I do not have experience to say one way or the other.
From what I have gathered on this website, I anticipate that seedlings do not flower normally anyways in their first few years until they settle down into a routine. But that is only from reading other people's comments. So, even 'naturally' flowering daylilies time of flowering is not to be trusted in the very early phase of growth. I could be 100% wrong, I am just going by what others have said about their own seedlings.
Given that your own breeding program is based on time-of-flowering, that is the most important component to you and I can totally see that it may be crazy to mess with that. Having said that, you do not know until you test it. Hypothesis is one thing, but hard data is always the goal to base things on. And without hard data, through testing and observing, we will never know the answer.

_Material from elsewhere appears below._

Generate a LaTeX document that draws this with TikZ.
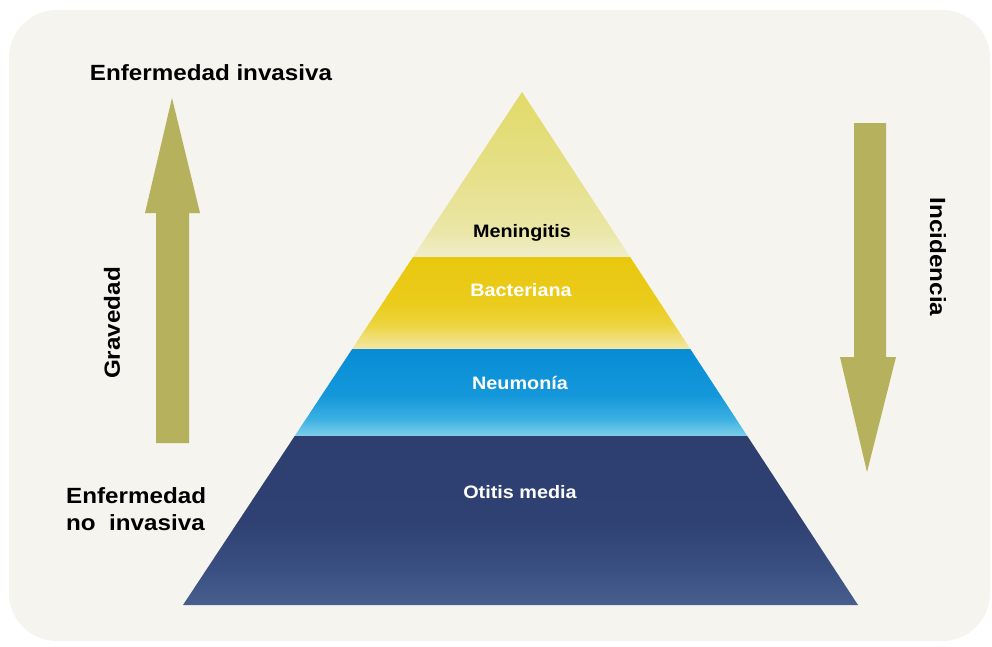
\documentclass[tikz,border=0pt]{standalone}
\usepackage{fontspec}
\usepackage{graphicx}
\setmainfont{Liberation Sans}
\newcommand{\wide}[1]{\scalebox{1.1}[1]{#1}}
\definecolor{panel}{HTML}{F5F4EE}
\definecolor{olive}{HTML}{B5B15C}
\definecolor{mA}{HTML}{F0EECB}\definecolor{mB}{HTML}{EAE6A6}
\definecolor{mC}{HTML}{E6E08A}\definecolor{mD}{HTML}{E1DA68}
\definecolor{bA}{HTML}{F3E8A8}\definecolor{bB}{HTML}{EDD440}
\definecolor{bC}{HTML}{EACC1C}\definecolor{bD}{HTML}{E9C70E}
\definecolor{nA}{HTML}{7ECFEA}\definecolor{nB}{HTML}{3AB0E2}
\definecolor{nC}{HTML}{1598DA}\definecolor{nD}{HTML}{078CD5}
\definecolor{oA}{HTML}{475E8F}\definecolor{oB}{HTML}{3A4F81}
\definecolor{oC}{HTML}{2F4173}\definecolor{oD}{HTML}{2D3E6F}
% vertical shadings: the filled path spans 25bp (bottom) to 75bp (top)
\pgfdeclareverticalshading{meningShade}{100bp}{%
  color(0bp)=(mA); color(25bp)=(mA); color(33bp)=(mB);
  color(50bp)=(mC); color(75bp)=(mD); color(100bp)=(mD)}
\pgfdeclareverticalshading{bactShade}{100bp}{%
  color(0bp)=(bA); color(25bp)=(bA); color(38bp)=(bB);
  color(50bp)=(bC); color(75bp)=(bD); color(100bp)=(bD)}
\pgfdeclareverticalshading{neuShade}{100bp}{%
  color(0bp)=(nA); color(25bp)=(nA); color(35bp)=(nB);
  color(48bp)=(nC); color(75bp)=(nD); color(100bp)=(nD)}
\pgfdeclareverticalshading{otiShade}{100bp}{%
  color(0bp)=(oA); color(25bp)=(oA); color(36bp)=(oB);
  color(50bp)=(oC); color(75bp)=(oD); color(100bp)=(oD)}
\tikzset{
  sidelabel/.style={font=\fontsize{22}{26}\selectfont\bfseries, text=black, inner sep=0pt},
  layerlabel/.style={font=\fontsize{18}{21}\selectfont\bfseries, inner sep=0pt},
  bigarrow/.style={fill=olive, draw=none}
}
\begin{document}
\begin{tikzpicture}[x=1pt, y=-1pt]
  \useasboundingbox (0,0) rectangle (992,646);
  \fill[white] (0,0) rectangle (992,646);
  % soft panel behind everything
  \fill[panel] (9,10) [rounded corners=48pt] rectangle (990,641);

  % pyramid layers, top to bottom
  \shade[shading=meningShade]
    (522,92) -- (630.1,257) -- (413.0,257) -- cycle;
  \shade[shading=bactShade]
    (413.0,257) -- (630.1,257) -- (690.3,349) -- (352.2,349) -- cycle;
  \shade[shading=neuShade]
    (352.2,349) -- (690.3,349) -- (747.3,436) -- (294.7,436) -- cycle;
  \shade[shading=otiShade]
    (294.7,436) -- (747.3,436) -- (858,605) -- (183,605) -- cycle;

  % layer labels
  \node[layerlabel, text=black] (mening) at (522,233) {\wide{Meningitis}};
  \node[layerlabel, text=white] (bact)   at (521,290) {\wide{Bacteriana}};
  \node[layerlabel, text=white] (neumo)  at (520,383) {\wide{Neumonía}};
  \node[layerlabel, text=white] (otitis) at (520,492) {\wide{Otitis media}};

  % severity arrow (up)
  \fill[bigarrow] (156,443) -- (156,213) -- (145,213) -- (172,98)
    -- (200,213) -- (189,213) -- (189,443) -- cycle;
  % incidence arrow (down)
  \fill[bigarrow] (854,123) -- (886,123) -- (886,357) -- (896,357)
    -- (867,472) -- (840,357) -- (854,357) -- cycle;

  % side labels
  \node[sidelabel] (invasiva) at (211,73) {\wide{Enfermedad invasiva}};
  \node[sidelabel, anchor=west, align=left] (noinvasiva) at (66,509)
    {\wide{Enfermedad}\\[1pt]\wide{no\ \ invasiva}};
  \node[sidelabel, rotate=90] (gravedad) at (112,323) {\wide{Gravedad}};
  \node[sidelabel, rotate=-90] (incidencia) at (938,257) {\wide{Incidencia}};
\end{tikzpicture}
\end{document}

But I honestly doubt that the GA will have long-term effects. I expect that if it is used only in the first year to have a 'sneaky-peeky' at the flowers then the daylilies will settle into their normal flowering routine in the second year and beyond, just as they would have done without manipulation.
From what I have quickly just learned the GA works by releasing intracellular calcium to activate signaling pathways. It seems to be a very transient phenomenon. I would have been worried if the GA changed epigenetic factors permanently (e.g. re-writes DNA methylation), but it does not seem to. So the genetics of the plant remain the same as they have always been (and presumably the epigenetics also do). And as such natural future flowering should be driven by those same genetics that have not been altered in any way. I would have to read more to be sure, but the data probably already exists regarding crop biology (e.g. do they spray every year to keep getting more fruit, yearly, or do they only spray in year 1 and get more fruit forevermore). I would need to dig around, I think.
Edited to add: Actually, I just realized that even if you are correct and the GA changed flowering-time permanently this would be exactly what you want. Just spray any daylily you like at a late timepoint and it will fire out a very-late scape. If it keeps doing this yearly then your breeding program is all-set. All it took was a spray bottle, rather than complex hybridization crosses.